Natürlich übt sich die Deutsche Bischofskonferenz in vornehmer Zurückhaltung. Gefallen kann ihr der Forderungskatalog nämlich nicht. Schließlich wünscht die Kirchenbasis auch mehr Mitbestimmung bei der Besetzung von Bischofsstühlen.

So ließ die Bischofskonferenz denn auch verlauten, einige Forderungen in dem Memorandum stünden in einigen Punkten in Spannung zu „theologischen Überzeugungen und Festlegungen von hoher Verbindlichkeit“. Was so viel heißt wie: Das ist nicht verhandelbar. Kämen Bischöfe und Papst Forderungen wie nach einer Lockerung oder Abschaffung des Zölibats nach, hieße das ja, einen Fehler einzugestehen. Benedikt XVI. – der als junger Bischof pikanterweise selbst am Pflichtzölibat zweifelte – befürchtet wohl, damit einen unumkehrbaren Selbstauflösungsprozess einzuleiten.

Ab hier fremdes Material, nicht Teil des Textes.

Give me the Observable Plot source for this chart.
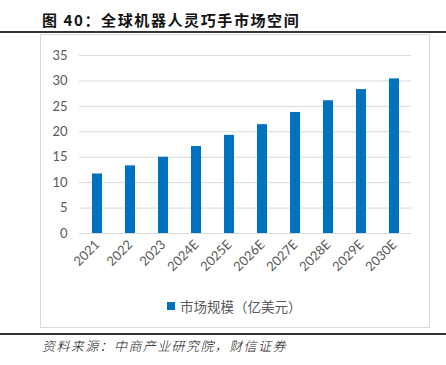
<!DOCTYPE html>
<html><head><meta charset="utf-8">
<script src="https://cdn.jsdelivr.net/npm/d3@7"></script>
<script src="https://cdn.jsdelivr.net/npm/@observablehq/plot@0.6"></script>
<style>
body{margin:0;background:#fff;}
#wrap{position:relative;width:446px;height:365px;overflow:hidden;font-family:"Noto Sans CJK SC",sans-serif;}
#title{position:absolute;left:42px;top:9px;font-size:15px;font-weight:bold;letter-spacing:1.6px;color:#111;white-space:nowrap;}
.rule{position:absolute;left:0;width:446px;height:2px;background:#333;}
#frame{position:absolute;left:40px;top:34px;width:388px;height:292px;border:1px solid #d9d9d9;}
#chart{position:absolute;left:40px;top:35px;}
#legend{position:absolute;left:167px;top:296px;font-size:13.5px;color:#595959;white-space:nowrap;display:flex;align-items:center;}
#legend span.sw{display:inline-block;width:8px;height:8px;background:#0070C0;margin-right:5px;}
#caption{position:absolute;left:42px;top:336px;font-size:13px;font-style:italic;font-weight:300;letter-spacing:1.4px;color:#111;white-space:nowrap;}
</style></head>
<body><div id="wrap">
<div id="title">图 40：全球机器人灵巧手市场空间</div>
<div class="rule" style="top:31px"></div>
<div id="frame"></div>
<div id="chart"></div>
<div id="legend"><span class="sw"></span>市场规模（亿美元）</div>
<div class="rule" style="top:333px"></div>
<div id="caption">资料来源：中商产业研究院，财信证券</div>
</div>
<script>
const years = ["2021","2022","2023","2024E","2025E","2026E","2027E","2028E","2029E","2030E"];
const values = [11.7, 13.3, 15.0, 17.1, 19.3, 21.4, 23.8, 26.1, 28.3, 30.4];
const yTicks = [0,5,10,15,20,25,30,35];
const data = years.map((y,i)=>({year:y, value:values[i]}));
const chart = Plot.plot({
  width:390, height:258,
  marginLeft:39, marginRight:19, marginTop:20, marginBottom:60,
  style:{fontFamily:"Lato, 'Liberation Sans', sans-serif", fontSize:"13px", color:"#595959", background:"transparent"},
  x:{domain:years, paddingInner:0.7, paddingOuter:0.35, label:null},
  y:{domain:[0,35], label:null},
  marks:[
    Plot.gridY(yTicks,{stroke:"#d9d9d9", strokeOpacity:1, strokeWidth:1}),
    Plot.barY(data,{x:"year", y:"value", fill:"#0070C0"}),
    Plot.axisY(yTicks,{tickSize:0, tickPadding:12, label:null, fontSize:13, fill:"#595959"}),
    Plot.axisX({tickSize:0, tickPadding:9, tickRotate:-45, label:null, fontSize:13, fill:"#595959"})
  ]
});
document.getElementById("chart").appendChild(chart);
</script>
</body></html>
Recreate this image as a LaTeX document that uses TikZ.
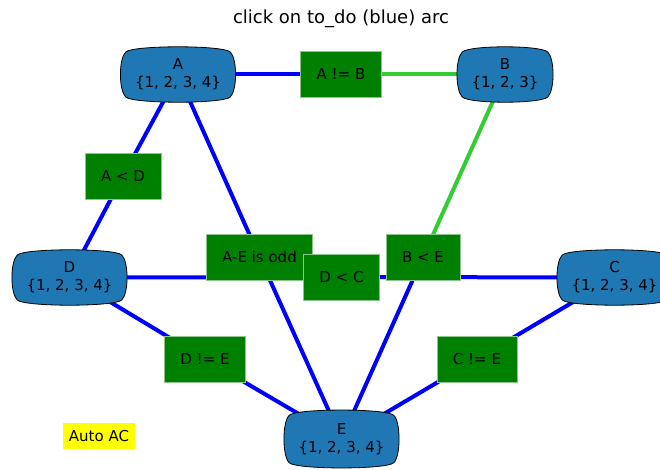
\documentclass[tikz,border=0pt]{standalone}
\usepackage{fontspec}
\setmainfont{DejaVu Sans}
\definecolor{varblue}{HTML}{1F77B4}
\definecolor{congreen}{HTML}{008000}
\definecolor{donegreen}{HTML}{32CD32}
\definecolor{autoyellow}{HTML}{FFFF00}
\pgfdeclarelayer{arcs}
\pgfdeclarelayer{boxes}
\pgfsetlayers{arcs,boxes,main}

% outline with slightly bulging sides round a variable node
\newcommand\varoutline[1]{%
  \filldraw[draw=black, line width=0.8pt, fill=varblue]
    (#1.north west) .. controls +(7pt,7pt) and +(-7pt,7pt) .. (#1.north east)
    .. controls +(7pt,-7pt) and +(7pt,7pt) .. (#1.south east)
    .. controls +(-7pt,-7pt) and +(7pt,-7pt) .. (#1.south west)
    .. controls +(-7pt,7pt) and +(-7pt,-7pt) .. (#1.north west) -- cycle;}

\begin{document}
\begin{tikzpicture}[x=1pt,y=-1pt,
  var/.style={align=center, minimum height=44.5pt, inner xsep=9.2pt, inner ysep=0pt,
    font=\fontsize{15}{18}\selectfont},
  con/.style={fill=congreen, draw=congreen!45!white, line width=0.6pt,
    minimum height=46pt, inner xsep=16pt, font=\fontsize{15}{18}\selectfont},
  todo/.style={blue, line width=4pt},
  done/.style={donegreen, line width=4pt}]
\useasboundingbox (0,0) rectangle (660,470);

\node[font=\fontsize{18}{22}\selectfont] at (341,19) (title) {click on to\_do (blue) arc};

% variables
\node[var] at (178,74.5) (A) {A\\\{1, 2, 3, 4\}};
\node[var] at (505,74.5) (B) {B\\\{1, 2, 3\}};
\node[var] at (614.5,277.5) (C) {C\\\{1, 2, 3, 4\}};
\node[var] at (69.5,277.5) (D) {D\\\{1, 2, 3, 4\}};
\node[var, minimum height=47pt] at (341.5,439) (E) {E\\\{1, 2, 3, 4\}};

\begin{pgfonlayer}{boxes}
  \foreach \v in {A,B,C,D,E} {\varoutline{\v}}
\end{pgfonlayer}

% constraints
\node[con] at (341,74.5) (AneB) {A != B};
\node[con] at (123,176) (AltD) {A < D};
\node[con] at (259.5,257) (AEodd) {A-E is odd};
\node[con] at (341.5,277) (DltC) {D < C};
\node[con] at (423,257) (BltE) {B < E};
\node[con] at (477,359) (CneE) {C != E};
\node[con] at (205,359) (DneE) {D != E};

\node[fill=autoyellow, minimum height=26pt, inner xsep=6pt,
  font=\fontsize{15}{18}\selectfont] at (99,436) (auto) {Auto AC};

\begin{pgfonlayer}{arcs}
  \draw[todo] (A.center) -- (AneB.center);
  \draw[done] (B.center) -- (AneB.center);
  \draw[todo] (A.center) -- (AltD.center);
  \draw[todo] (D.center) -- (AltD.center);
  \draw[todo] (A.center) -- (AEodd.center);
  \draw[todo] (E.center) -- (AEodd.center);
  \draw[todo] (D.center) -- (DltC.center);
  \draw[todo] (C.center) -- (DltC.center);
  \draw[done] (B.center) -- (BltE.center);
  \draw[todo] (E.center) -- (BltE.center);
  \draw[todo] (C.center) -- (CneE.center);
  \draw[todo] (E.center) -- (CneE.center);
  \draw[todo] (D.center) -- (DneE.center);
  \draw[todo] (E.center) -- (DneE.center);
\end{pgfonlayer}
\end{tikzpicture}
\end{document}
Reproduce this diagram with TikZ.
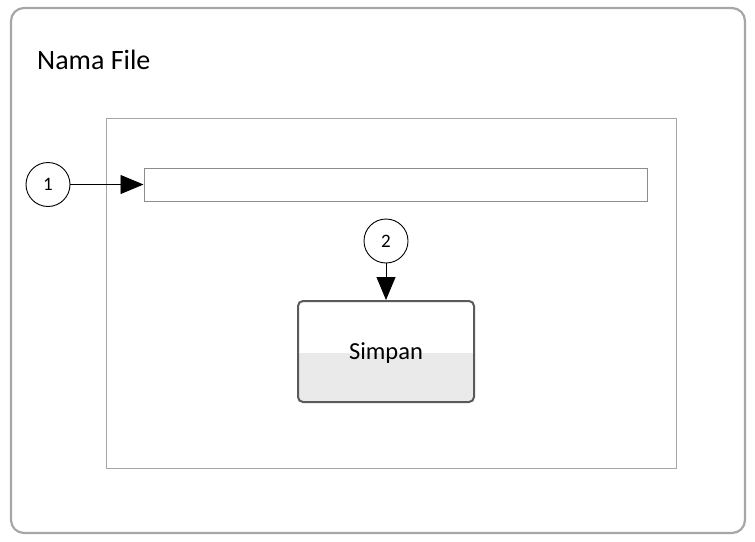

Ignorieren sollten die deutschen Bischöfe das Memorandum nicht. Im Gegenteil: Es ist höchste Zeit, mit dem Dialog Ernst zu machen, den die Bischofskonferenz selbst im vergangenen Herbst angeregt hat. Diejenigen, die sich jetzt zu Wort melden, sind nämlich auch diejenigen, die noch zur Kirche halten und sie restaurieren und nicht etwa abreißen wollen. Alle anderen haben ihr ohnehin schon den Rücken gekehrt. Und darunter waren nicht nur streitbare Theologen wie der Saarbrücker Gotthold Hasenhüttl, sondern viele „einfache“ Katholiken, die schlicht enttäuscht sind.